#### [Entries with chart source code]
• • • •

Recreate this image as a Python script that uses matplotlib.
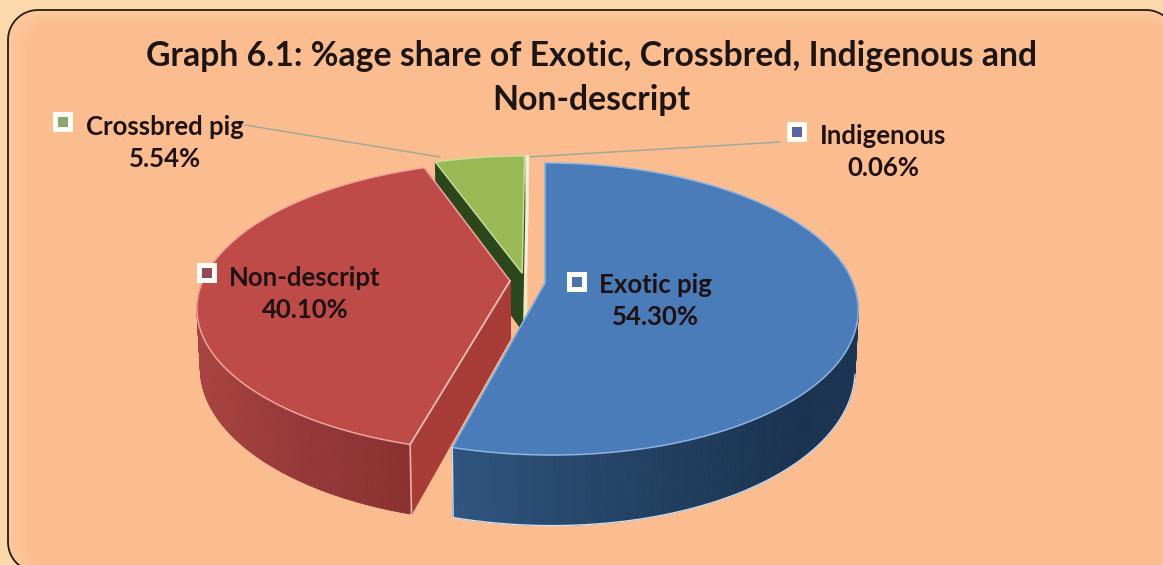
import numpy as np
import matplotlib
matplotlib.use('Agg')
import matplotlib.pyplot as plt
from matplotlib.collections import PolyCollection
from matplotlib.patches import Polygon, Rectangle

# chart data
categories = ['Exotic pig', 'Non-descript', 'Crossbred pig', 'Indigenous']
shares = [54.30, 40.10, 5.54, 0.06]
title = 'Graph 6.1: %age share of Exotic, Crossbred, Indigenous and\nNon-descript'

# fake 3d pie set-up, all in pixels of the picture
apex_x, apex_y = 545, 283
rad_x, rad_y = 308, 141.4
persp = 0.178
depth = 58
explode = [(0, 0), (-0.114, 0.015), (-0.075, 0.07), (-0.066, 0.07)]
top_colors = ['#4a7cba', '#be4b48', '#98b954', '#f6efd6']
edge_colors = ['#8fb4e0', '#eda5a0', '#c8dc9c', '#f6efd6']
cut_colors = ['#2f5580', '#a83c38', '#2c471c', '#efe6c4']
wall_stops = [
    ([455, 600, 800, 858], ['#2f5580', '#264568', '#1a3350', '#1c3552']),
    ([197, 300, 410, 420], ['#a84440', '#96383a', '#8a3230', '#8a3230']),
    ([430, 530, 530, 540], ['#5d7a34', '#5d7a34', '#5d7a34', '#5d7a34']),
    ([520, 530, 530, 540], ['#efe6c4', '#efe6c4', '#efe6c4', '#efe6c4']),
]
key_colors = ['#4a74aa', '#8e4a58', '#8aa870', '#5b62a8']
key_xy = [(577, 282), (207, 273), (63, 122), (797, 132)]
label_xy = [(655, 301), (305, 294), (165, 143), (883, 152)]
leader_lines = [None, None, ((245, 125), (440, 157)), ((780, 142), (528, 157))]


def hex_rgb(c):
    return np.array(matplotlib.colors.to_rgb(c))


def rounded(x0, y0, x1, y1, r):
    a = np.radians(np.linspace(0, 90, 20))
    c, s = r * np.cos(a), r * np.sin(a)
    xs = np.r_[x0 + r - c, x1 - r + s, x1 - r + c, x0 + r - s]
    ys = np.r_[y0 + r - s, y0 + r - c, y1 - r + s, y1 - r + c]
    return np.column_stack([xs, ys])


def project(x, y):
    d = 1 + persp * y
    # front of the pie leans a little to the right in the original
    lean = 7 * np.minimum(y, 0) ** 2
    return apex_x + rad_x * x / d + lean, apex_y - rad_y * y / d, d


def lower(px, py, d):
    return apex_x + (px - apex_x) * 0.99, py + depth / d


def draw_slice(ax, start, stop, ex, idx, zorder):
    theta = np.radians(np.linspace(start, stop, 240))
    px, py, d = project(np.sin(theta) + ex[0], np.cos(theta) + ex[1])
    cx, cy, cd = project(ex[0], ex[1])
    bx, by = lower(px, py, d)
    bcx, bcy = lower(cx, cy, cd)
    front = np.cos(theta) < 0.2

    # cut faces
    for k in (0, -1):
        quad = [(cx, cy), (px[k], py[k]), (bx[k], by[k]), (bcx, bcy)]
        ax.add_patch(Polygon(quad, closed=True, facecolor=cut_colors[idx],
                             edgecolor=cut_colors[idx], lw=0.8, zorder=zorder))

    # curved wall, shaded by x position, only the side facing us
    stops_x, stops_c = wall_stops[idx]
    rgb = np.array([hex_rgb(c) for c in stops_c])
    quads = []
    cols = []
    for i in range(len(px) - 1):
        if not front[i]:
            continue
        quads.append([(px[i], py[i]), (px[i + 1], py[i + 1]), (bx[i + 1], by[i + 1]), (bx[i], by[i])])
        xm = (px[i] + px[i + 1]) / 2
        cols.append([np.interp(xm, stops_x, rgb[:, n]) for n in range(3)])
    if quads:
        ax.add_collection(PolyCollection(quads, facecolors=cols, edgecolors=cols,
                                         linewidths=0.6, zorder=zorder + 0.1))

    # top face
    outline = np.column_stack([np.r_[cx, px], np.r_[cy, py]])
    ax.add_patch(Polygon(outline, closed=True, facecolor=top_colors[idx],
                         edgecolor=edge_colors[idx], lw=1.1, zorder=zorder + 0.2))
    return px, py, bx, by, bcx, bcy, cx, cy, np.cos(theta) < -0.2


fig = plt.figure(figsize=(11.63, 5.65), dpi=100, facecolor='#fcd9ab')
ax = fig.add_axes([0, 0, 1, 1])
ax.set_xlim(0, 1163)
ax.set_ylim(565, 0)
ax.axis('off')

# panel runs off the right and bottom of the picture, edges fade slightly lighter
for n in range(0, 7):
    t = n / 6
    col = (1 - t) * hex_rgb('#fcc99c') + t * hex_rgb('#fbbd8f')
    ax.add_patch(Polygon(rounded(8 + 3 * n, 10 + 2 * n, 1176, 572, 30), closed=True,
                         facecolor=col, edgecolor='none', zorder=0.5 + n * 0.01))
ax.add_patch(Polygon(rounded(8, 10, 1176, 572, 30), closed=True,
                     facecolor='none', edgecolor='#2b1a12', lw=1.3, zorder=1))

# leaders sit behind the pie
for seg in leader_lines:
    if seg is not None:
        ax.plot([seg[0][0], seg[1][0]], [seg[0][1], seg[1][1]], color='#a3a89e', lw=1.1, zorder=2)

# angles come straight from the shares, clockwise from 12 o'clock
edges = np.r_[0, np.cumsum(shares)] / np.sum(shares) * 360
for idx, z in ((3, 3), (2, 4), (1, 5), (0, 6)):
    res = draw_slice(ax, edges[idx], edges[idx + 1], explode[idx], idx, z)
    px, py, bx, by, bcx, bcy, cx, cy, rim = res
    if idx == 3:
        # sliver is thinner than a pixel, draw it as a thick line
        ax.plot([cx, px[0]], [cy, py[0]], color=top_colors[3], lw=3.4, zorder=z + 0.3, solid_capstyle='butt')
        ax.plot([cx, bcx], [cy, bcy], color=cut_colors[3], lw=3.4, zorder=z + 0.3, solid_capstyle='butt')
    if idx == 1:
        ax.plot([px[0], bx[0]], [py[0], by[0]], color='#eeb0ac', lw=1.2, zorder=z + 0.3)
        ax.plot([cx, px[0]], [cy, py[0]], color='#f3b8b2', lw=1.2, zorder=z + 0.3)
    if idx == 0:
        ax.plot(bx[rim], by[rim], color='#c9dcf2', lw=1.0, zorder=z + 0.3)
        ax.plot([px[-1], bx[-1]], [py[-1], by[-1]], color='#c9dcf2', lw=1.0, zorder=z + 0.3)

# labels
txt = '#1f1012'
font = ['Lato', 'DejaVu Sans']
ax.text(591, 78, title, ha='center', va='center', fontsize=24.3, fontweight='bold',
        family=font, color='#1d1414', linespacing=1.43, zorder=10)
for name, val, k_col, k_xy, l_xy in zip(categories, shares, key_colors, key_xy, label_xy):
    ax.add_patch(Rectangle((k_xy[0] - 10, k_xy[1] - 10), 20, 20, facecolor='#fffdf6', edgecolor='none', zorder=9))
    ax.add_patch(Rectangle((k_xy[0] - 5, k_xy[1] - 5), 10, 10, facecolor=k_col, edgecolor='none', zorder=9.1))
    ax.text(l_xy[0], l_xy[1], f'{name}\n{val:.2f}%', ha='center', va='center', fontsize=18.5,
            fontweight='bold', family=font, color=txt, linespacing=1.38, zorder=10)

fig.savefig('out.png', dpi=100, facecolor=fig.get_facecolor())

• • • •

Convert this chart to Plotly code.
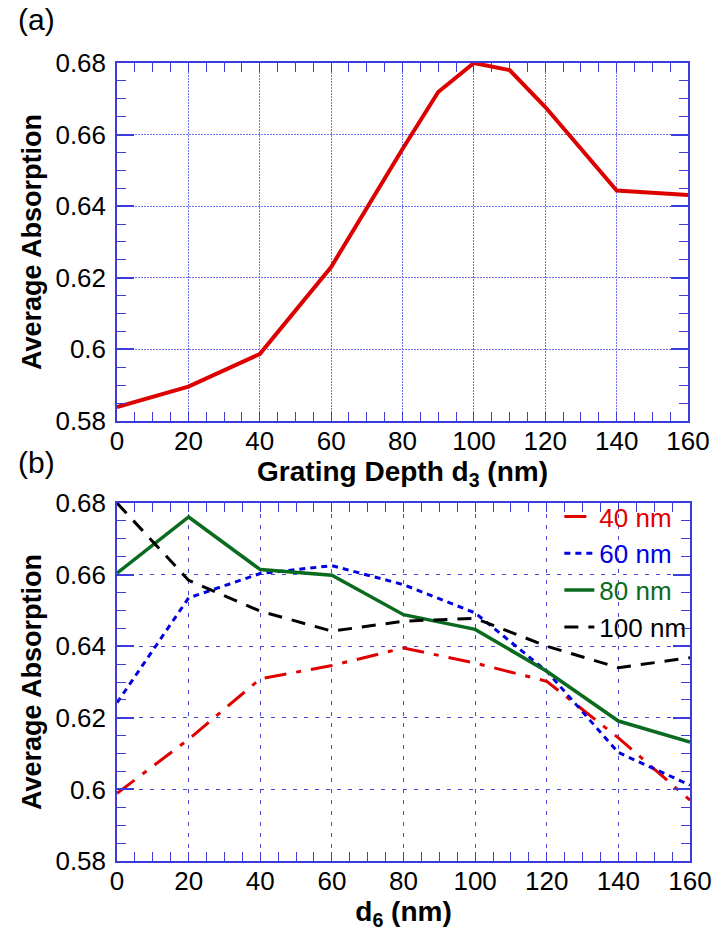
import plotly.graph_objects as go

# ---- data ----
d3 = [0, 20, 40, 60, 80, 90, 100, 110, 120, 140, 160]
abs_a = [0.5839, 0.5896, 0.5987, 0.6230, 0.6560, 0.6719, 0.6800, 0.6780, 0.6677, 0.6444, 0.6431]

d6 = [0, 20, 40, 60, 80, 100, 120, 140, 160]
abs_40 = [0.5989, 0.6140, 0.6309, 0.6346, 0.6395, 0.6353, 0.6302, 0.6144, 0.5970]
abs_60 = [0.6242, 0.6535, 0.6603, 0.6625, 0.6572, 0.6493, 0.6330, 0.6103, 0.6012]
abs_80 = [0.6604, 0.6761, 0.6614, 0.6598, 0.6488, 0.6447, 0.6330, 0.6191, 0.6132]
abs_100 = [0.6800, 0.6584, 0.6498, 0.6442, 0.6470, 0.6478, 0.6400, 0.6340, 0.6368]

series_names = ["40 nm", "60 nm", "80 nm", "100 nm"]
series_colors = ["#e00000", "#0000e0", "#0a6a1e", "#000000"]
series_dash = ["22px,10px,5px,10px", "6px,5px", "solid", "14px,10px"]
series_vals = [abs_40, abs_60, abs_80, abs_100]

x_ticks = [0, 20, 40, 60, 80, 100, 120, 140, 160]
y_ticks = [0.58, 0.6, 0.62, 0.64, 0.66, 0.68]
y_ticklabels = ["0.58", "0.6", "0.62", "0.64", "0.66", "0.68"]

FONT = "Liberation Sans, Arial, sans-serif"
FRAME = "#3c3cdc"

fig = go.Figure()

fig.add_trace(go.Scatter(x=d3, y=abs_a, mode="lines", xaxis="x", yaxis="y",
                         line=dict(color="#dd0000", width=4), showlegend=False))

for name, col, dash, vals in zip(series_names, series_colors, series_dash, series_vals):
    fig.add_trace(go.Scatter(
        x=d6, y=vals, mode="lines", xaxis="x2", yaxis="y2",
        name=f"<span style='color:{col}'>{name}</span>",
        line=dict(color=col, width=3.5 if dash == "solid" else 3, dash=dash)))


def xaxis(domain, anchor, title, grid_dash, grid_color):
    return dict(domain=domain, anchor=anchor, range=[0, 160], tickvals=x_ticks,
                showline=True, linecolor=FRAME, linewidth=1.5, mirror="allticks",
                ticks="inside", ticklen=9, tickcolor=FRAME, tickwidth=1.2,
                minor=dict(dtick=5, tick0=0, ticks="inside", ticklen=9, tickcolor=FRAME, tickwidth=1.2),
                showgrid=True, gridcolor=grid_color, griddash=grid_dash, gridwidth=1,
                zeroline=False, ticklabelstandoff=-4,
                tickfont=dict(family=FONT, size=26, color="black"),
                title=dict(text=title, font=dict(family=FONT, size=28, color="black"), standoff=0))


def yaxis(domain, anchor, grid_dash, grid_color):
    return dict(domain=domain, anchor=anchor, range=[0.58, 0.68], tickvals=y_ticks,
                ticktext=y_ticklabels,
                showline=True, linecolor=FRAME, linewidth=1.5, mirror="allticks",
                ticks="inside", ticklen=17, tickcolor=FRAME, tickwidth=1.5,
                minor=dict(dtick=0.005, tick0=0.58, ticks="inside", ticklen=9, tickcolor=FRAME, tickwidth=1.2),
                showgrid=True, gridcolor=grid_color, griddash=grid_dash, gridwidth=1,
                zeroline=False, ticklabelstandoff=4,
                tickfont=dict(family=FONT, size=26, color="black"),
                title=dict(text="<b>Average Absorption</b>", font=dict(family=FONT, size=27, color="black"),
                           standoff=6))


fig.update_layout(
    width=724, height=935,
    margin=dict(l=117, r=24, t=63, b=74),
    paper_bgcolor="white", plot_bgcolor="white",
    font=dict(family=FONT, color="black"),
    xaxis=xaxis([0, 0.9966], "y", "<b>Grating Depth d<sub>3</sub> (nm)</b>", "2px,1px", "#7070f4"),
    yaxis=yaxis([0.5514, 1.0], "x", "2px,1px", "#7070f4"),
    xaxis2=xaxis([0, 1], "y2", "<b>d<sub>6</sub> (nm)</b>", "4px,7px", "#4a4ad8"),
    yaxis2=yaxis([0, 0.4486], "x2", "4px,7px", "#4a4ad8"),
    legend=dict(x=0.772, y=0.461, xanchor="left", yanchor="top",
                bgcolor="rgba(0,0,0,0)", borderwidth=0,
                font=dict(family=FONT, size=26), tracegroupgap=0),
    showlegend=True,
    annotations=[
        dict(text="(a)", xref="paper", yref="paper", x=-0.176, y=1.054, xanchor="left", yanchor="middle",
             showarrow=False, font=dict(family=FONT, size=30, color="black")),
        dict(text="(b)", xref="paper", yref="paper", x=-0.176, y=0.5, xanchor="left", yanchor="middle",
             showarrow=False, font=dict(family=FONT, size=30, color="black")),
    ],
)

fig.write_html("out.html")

• • • •

#### [Work instructions]
Where does the word "this" appear in the listing? List each line that holds it.

#### [Final result]
Recreate this image as a Python script that uses matplotlib.
Convert this chart to Plotly code.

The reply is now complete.